My apologies if I’m necroing a discussion, but I’m fairly new to the world of Ansible (light use for a couple of years, a bit more intensive this year) and I’m a bit concerned by the implications of the above. Maybe I don’t need to be, maybe I do.

I inventoried the systems I’m controlling with Ansible and at the moment I have some RHEL 7 systems and some RHEL 8 systems that will be out of support if Python 2.7 and 3.6 are dropped, and that’s it. I don’t care about the RHEL 7 ones because they are EOL and will be shut down around the time Ansible 10 will come out anyway, but the RHEL 8 systems are going to be around for some years.

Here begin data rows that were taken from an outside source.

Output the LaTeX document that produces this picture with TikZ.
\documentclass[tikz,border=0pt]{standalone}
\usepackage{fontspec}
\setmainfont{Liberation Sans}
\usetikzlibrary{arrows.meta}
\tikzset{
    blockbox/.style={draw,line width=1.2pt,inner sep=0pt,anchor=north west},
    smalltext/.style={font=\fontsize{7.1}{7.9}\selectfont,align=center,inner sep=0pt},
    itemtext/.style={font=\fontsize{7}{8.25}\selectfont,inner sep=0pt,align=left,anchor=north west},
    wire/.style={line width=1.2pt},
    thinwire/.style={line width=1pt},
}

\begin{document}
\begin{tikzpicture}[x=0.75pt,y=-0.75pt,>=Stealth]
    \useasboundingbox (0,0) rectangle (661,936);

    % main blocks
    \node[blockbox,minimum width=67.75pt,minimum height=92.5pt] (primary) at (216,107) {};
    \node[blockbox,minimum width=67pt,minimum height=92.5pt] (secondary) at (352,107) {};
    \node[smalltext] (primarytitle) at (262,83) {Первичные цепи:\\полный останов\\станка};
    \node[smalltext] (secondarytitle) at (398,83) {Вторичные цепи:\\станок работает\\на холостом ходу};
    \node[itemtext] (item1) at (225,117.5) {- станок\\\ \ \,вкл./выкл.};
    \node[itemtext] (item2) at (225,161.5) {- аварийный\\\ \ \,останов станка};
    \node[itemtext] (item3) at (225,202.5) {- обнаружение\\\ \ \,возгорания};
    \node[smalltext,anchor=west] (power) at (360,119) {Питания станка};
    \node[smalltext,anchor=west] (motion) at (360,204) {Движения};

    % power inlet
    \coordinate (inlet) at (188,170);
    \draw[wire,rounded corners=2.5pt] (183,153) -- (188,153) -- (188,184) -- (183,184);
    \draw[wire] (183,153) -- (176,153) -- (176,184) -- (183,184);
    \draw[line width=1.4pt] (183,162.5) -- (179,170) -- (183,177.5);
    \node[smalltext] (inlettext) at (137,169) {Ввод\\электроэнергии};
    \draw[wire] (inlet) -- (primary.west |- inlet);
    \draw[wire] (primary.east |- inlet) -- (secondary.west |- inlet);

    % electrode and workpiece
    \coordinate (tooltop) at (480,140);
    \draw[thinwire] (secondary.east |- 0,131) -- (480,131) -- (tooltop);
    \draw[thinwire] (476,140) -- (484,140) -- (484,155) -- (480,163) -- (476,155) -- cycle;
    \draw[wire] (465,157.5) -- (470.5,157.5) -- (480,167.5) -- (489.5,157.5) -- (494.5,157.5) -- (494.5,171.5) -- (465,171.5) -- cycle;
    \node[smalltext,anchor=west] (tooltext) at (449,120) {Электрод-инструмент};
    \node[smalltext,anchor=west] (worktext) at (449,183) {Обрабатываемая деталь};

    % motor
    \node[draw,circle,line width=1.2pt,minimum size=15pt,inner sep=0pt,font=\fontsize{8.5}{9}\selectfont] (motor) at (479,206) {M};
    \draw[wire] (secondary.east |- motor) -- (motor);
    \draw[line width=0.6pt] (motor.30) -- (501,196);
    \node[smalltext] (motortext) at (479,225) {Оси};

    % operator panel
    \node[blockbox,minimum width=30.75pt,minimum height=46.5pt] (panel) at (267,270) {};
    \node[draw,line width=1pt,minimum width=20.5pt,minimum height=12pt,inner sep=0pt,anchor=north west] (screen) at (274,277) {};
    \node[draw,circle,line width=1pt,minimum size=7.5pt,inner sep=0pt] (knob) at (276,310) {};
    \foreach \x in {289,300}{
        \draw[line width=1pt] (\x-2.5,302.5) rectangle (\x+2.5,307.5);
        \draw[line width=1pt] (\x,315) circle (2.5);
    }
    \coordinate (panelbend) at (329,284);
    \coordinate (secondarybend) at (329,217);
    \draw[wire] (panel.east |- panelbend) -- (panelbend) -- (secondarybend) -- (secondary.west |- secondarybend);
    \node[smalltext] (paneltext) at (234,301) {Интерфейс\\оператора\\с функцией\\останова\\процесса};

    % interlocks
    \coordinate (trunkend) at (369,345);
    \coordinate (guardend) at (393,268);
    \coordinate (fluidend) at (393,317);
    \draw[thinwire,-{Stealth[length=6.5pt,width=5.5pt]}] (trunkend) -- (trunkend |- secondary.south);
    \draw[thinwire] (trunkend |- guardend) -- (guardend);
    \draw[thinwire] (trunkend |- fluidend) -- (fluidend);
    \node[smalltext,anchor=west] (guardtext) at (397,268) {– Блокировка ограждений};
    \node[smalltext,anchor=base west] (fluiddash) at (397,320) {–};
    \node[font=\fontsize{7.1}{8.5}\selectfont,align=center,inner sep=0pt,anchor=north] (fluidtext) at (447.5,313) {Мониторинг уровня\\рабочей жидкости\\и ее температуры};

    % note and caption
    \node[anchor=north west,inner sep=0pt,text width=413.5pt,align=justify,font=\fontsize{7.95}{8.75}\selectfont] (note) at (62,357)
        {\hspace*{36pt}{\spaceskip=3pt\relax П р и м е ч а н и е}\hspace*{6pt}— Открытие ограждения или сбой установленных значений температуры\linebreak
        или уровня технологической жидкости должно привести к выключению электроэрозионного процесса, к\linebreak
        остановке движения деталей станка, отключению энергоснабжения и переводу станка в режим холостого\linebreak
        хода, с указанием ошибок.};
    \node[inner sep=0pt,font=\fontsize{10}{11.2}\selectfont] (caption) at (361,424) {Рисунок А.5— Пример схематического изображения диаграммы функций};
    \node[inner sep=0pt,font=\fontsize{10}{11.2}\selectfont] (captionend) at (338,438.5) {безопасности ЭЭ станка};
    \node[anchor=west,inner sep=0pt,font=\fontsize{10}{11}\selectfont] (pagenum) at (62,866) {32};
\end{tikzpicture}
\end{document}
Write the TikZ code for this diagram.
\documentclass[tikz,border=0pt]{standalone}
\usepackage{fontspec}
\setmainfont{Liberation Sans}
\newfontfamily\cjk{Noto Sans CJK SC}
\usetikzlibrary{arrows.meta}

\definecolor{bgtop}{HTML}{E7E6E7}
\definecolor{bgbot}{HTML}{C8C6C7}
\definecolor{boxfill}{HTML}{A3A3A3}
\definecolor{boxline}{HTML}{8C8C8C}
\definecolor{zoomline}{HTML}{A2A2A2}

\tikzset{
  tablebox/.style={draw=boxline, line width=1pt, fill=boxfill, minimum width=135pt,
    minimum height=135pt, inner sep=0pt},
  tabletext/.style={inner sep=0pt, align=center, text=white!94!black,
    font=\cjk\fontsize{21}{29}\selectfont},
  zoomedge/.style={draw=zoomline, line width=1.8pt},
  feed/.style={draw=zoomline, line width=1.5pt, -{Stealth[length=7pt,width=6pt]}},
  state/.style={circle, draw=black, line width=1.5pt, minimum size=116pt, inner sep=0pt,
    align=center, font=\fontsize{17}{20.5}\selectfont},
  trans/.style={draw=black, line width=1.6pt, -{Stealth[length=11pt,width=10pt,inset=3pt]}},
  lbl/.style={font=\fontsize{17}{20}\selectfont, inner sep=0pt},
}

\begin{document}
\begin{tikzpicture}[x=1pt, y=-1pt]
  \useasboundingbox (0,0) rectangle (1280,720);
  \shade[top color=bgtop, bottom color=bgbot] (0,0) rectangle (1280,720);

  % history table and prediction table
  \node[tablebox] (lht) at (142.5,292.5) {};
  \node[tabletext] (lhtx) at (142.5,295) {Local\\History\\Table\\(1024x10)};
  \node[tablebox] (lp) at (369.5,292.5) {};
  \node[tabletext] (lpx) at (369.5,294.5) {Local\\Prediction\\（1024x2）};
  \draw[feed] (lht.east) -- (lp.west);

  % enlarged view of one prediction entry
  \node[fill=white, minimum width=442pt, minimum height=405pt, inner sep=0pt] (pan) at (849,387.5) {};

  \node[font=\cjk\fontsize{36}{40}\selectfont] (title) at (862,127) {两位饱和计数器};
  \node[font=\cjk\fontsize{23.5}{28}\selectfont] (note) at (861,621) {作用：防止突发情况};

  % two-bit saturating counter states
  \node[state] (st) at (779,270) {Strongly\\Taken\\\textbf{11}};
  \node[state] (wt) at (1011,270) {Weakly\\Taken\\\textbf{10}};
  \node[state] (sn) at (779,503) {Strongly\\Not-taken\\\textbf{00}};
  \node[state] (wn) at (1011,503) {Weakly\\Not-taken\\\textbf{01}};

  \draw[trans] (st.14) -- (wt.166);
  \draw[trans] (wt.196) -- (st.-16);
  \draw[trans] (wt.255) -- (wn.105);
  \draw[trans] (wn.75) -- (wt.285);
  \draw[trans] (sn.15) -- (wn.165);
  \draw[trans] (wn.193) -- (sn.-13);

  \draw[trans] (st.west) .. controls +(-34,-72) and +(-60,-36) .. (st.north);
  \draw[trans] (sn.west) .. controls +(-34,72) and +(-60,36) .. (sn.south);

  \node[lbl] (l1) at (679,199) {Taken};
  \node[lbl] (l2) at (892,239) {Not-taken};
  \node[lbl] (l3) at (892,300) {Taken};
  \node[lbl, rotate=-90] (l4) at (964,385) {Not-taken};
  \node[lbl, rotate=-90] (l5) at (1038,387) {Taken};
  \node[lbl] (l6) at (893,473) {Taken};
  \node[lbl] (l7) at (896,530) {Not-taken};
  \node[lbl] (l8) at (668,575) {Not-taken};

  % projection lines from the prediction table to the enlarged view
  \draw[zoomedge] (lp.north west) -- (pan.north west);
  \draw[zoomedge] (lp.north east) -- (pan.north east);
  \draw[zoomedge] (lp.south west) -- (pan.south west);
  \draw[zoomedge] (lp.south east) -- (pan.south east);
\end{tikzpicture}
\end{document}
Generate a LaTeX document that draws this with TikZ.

My controller system can be kept up to date, but I don’t understand what the expected strategy is for people who need to control RHEL 8 systems in the future. Do we need to install Python 3.8 on targets manually? What if we need to install a new package? Do we need to keep an old version of Ansible around on our controllers indefinitely for compatibility? Or is the feeling that most things people want to do on RHEL 8 systems will probably continue to work, more or less, even if Python 3.6 is no longer officially supported? Should I switch those systems back to Puppet?

Sorry if some of those questions have obvious, non-worrying answers; as I said, I’m kind of new here so I am probably flailing a little and if someone wanted to enlighten me I’d be really obliged.